Work to do = Pull each line holding the word "with" from the data.

Working data =
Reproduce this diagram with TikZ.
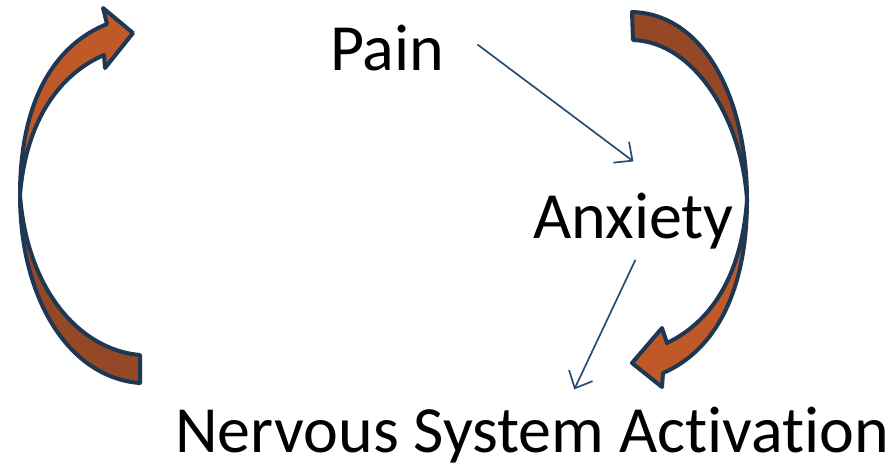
---
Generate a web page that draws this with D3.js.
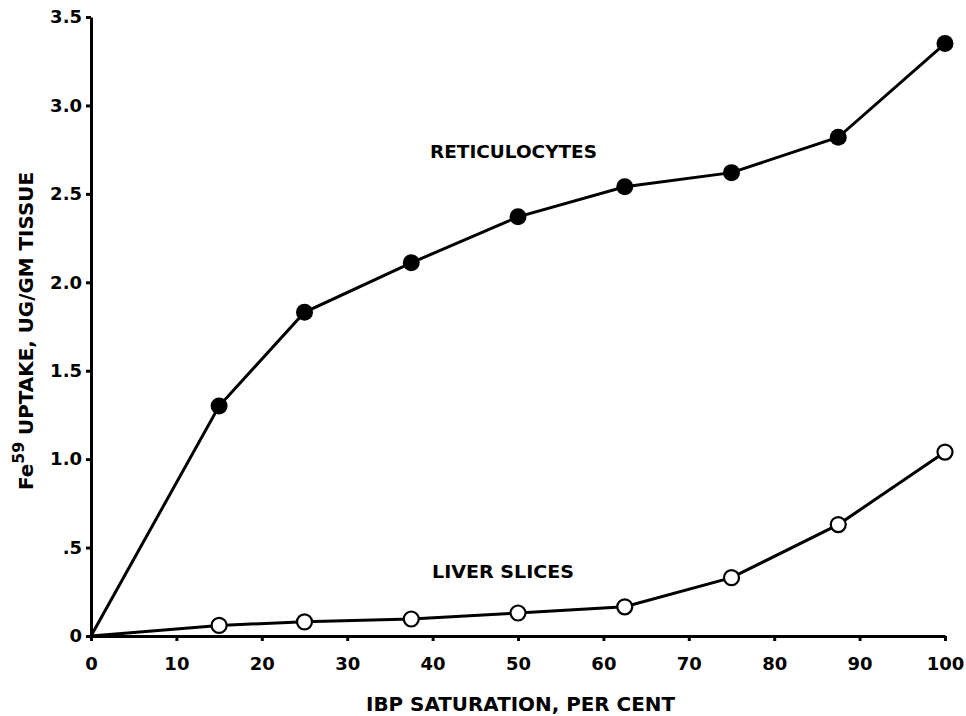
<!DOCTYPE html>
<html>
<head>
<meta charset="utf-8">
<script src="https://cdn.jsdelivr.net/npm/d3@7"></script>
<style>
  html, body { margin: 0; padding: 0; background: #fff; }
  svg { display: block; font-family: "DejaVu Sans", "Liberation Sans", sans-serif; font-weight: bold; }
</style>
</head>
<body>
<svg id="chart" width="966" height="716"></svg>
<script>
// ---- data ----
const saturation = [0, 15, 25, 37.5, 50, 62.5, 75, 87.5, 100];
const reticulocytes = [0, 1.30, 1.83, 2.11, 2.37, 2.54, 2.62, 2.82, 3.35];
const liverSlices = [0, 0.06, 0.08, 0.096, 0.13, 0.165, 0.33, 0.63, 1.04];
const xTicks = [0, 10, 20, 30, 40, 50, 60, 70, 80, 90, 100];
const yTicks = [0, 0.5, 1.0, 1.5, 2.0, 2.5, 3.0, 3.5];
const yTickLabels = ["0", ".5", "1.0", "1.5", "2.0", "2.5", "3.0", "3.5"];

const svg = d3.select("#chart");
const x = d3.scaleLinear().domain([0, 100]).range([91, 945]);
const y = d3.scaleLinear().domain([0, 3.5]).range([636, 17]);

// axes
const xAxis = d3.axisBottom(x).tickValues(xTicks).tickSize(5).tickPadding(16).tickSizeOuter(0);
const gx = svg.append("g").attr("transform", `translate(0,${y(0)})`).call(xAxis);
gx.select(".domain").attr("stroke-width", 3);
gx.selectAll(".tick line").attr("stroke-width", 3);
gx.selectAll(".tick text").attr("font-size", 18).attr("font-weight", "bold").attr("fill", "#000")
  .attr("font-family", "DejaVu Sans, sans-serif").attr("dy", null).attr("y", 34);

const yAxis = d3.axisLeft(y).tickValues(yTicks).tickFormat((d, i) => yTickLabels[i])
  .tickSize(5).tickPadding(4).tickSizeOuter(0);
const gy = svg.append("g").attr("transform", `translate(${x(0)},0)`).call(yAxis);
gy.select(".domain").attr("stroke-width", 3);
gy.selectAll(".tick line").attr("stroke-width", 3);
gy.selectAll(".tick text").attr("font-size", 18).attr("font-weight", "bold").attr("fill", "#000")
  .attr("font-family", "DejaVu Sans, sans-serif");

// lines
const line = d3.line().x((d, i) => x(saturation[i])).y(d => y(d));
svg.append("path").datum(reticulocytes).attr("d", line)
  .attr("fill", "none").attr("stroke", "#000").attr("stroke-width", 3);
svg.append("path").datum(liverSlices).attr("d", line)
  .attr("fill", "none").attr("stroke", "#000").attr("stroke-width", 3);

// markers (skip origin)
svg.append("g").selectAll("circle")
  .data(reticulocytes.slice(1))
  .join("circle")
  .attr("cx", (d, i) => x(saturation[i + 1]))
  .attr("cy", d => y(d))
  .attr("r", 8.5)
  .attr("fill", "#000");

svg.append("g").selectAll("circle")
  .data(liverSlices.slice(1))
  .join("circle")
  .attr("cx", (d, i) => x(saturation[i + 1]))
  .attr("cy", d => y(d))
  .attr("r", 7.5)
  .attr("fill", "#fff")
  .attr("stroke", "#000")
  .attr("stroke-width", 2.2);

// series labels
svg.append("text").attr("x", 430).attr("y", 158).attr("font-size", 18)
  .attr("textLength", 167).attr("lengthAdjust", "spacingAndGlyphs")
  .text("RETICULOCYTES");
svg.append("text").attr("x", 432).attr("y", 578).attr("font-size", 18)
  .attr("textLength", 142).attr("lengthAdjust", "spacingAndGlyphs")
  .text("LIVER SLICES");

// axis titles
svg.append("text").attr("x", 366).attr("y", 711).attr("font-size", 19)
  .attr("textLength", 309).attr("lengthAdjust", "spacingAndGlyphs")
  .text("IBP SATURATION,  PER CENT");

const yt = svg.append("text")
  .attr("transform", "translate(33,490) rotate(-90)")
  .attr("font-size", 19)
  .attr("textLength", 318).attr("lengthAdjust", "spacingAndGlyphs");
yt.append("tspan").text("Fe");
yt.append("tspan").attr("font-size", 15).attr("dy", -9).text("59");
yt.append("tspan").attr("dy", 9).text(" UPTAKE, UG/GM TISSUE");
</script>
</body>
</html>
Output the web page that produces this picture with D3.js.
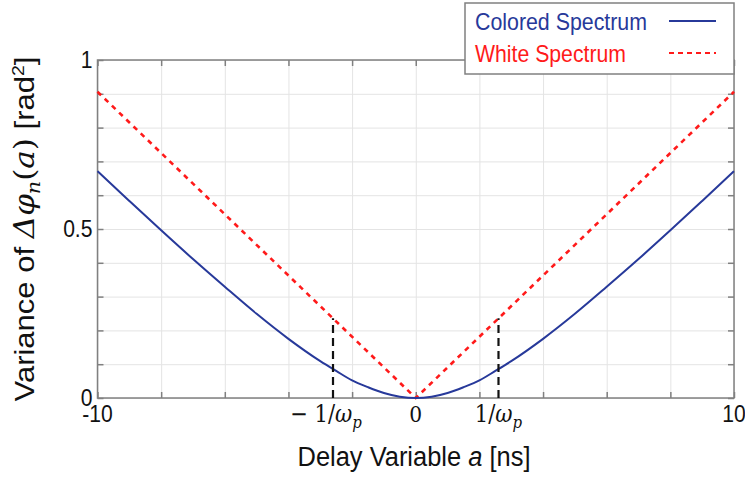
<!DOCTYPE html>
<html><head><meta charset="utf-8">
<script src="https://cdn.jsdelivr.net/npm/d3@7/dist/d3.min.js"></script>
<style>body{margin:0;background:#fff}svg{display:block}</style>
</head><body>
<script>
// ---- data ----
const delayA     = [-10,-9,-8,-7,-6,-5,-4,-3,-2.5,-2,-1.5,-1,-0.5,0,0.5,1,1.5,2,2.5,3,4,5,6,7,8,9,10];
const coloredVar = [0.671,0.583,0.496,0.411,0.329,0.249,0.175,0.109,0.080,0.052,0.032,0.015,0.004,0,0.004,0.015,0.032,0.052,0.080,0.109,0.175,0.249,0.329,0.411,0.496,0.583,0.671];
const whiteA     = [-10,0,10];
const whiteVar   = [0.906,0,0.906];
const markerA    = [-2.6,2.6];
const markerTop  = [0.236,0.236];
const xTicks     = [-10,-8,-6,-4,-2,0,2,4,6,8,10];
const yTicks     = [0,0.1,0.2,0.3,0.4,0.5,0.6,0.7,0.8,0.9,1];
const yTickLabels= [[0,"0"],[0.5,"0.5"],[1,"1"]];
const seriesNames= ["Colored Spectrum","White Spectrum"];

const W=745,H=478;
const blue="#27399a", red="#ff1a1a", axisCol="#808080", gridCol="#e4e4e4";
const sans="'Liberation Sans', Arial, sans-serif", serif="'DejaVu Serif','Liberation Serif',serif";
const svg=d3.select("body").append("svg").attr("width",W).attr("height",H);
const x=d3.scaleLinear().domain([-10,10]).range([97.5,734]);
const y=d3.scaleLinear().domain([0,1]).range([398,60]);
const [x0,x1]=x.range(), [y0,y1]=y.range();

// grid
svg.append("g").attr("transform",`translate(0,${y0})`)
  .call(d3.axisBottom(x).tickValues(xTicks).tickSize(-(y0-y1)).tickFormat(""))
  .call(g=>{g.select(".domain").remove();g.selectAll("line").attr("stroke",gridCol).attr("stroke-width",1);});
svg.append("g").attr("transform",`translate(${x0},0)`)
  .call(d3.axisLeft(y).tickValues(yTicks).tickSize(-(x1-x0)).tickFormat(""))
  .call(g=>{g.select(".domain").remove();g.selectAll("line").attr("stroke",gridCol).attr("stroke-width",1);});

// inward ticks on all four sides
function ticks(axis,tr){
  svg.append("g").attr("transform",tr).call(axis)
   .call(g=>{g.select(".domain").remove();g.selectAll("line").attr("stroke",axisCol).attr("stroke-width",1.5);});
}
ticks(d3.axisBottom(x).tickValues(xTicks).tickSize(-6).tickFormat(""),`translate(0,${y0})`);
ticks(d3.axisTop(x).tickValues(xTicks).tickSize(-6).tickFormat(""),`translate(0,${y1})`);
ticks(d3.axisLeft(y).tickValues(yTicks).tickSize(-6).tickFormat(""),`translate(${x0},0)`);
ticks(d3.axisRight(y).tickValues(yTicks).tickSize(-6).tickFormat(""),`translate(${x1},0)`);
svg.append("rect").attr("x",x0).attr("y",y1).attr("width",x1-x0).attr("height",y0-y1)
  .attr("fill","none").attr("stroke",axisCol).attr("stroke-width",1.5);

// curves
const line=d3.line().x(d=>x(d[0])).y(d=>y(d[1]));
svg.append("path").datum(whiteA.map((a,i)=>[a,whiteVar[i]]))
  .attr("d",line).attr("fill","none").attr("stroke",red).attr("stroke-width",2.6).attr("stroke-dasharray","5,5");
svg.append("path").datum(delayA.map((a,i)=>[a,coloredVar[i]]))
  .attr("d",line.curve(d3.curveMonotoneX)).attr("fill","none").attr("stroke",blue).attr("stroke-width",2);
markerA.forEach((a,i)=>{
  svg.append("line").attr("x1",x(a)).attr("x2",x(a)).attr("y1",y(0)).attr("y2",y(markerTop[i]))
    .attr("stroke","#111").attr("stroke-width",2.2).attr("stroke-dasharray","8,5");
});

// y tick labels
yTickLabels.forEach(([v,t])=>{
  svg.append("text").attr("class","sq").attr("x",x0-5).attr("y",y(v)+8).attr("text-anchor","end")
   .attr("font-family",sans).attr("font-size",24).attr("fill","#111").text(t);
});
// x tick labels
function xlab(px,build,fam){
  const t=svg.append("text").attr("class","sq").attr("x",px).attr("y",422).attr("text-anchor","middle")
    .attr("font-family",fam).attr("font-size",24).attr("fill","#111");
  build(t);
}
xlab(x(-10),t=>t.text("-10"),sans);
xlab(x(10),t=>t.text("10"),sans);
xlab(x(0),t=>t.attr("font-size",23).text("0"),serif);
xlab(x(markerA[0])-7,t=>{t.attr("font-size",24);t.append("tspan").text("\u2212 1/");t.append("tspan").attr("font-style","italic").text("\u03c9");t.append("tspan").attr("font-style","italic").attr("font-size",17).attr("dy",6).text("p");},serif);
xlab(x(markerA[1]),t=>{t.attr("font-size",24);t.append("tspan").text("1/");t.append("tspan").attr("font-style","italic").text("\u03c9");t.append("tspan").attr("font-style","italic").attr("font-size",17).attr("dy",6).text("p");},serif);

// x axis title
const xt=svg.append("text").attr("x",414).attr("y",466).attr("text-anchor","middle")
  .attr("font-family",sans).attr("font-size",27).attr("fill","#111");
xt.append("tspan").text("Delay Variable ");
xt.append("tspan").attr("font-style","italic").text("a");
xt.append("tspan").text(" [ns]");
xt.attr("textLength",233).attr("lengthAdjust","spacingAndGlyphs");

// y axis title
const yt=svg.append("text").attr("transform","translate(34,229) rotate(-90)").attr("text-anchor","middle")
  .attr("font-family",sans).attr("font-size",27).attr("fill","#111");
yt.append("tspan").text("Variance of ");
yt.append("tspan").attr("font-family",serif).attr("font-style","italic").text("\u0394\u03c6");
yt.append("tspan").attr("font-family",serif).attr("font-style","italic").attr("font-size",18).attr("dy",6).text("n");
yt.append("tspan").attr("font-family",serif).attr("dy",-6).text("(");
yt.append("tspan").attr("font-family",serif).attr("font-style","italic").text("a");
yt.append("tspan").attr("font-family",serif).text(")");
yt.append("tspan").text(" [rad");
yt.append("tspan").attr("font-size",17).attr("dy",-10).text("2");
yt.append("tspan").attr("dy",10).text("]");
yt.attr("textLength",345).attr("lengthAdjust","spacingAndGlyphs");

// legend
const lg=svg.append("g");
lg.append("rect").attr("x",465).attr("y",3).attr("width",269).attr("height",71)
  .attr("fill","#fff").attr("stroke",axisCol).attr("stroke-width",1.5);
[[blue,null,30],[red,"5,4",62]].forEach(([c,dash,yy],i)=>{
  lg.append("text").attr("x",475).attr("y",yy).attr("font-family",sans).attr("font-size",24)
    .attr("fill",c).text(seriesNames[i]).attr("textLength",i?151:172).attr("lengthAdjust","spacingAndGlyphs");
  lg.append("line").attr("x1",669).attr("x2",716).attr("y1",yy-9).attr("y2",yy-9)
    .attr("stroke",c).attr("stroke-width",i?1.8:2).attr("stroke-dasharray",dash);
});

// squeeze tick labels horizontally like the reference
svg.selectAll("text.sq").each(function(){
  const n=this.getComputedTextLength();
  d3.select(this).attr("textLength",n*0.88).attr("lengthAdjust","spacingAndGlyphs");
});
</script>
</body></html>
...
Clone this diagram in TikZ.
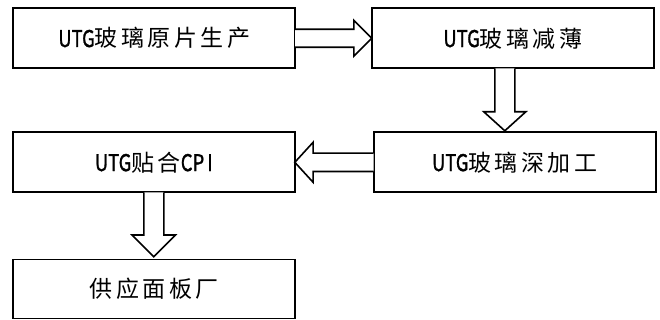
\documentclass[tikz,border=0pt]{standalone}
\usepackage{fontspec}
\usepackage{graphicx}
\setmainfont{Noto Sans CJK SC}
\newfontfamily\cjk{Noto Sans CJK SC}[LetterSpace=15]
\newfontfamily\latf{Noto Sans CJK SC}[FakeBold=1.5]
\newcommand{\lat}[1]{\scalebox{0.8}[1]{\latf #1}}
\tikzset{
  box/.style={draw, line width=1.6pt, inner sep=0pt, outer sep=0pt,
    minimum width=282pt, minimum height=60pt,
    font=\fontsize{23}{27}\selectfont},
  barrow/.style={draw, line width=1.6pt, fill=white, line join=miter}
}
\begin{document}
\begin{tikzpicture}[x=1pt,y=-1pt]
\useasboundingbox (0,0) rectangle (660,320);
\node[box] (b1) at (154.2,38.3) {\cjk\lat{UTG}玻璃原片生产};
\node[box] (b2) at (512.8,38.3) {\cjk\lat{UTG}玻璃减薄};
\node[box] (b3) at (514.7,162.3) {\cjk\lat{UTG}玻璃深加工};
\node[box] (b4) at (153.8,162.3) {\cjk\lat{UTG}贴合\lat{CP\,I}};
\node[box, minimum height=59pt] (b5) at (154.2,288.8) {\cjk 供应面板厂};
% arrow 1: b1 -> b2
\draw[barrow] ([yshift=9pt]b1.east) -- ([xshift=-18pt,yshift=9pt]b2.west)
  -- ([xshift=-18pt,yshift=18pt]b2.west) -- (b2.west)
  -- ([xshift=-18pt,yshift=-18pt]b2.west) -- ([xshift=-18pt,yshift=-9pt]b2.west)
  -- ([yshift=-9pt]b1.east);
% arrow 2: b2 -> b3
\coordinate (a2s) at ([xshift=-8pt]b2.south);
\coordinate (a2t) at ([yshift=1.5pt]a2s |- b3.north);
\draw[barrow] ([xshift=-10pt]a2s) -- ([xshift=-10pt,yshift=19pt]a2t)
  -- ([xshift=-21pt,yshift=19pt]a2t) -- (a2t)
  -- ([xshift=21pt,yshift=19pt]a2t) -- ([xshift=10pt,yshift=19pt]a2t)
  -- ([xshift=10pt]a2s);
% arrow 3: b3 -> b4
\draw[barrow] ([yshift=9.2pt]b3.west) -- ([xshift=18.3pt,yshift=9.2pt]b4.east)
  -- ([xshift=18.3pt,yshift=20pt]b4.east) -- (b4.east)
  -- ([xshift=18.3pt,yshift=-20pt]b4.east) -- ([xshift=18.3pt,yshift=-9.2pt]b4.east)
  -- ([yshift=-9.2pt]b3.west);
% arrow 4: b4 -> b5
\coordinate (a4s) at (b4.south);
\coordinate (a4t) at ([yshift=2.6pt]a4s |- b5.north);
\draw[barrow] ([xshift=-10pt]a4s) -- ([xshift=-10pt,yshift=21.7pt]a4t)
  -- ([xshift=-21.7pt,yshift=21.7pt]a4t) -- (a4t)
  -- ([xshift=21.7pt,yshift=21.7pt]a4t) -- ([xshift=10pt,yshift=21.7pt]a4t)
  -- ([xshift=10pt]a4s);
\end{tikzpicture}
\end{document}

Result of this task =
Reproduce this diagram with TikZ.
Generate a web page that draws this with D3.js.
Output the web page that produces this picture with D3.js.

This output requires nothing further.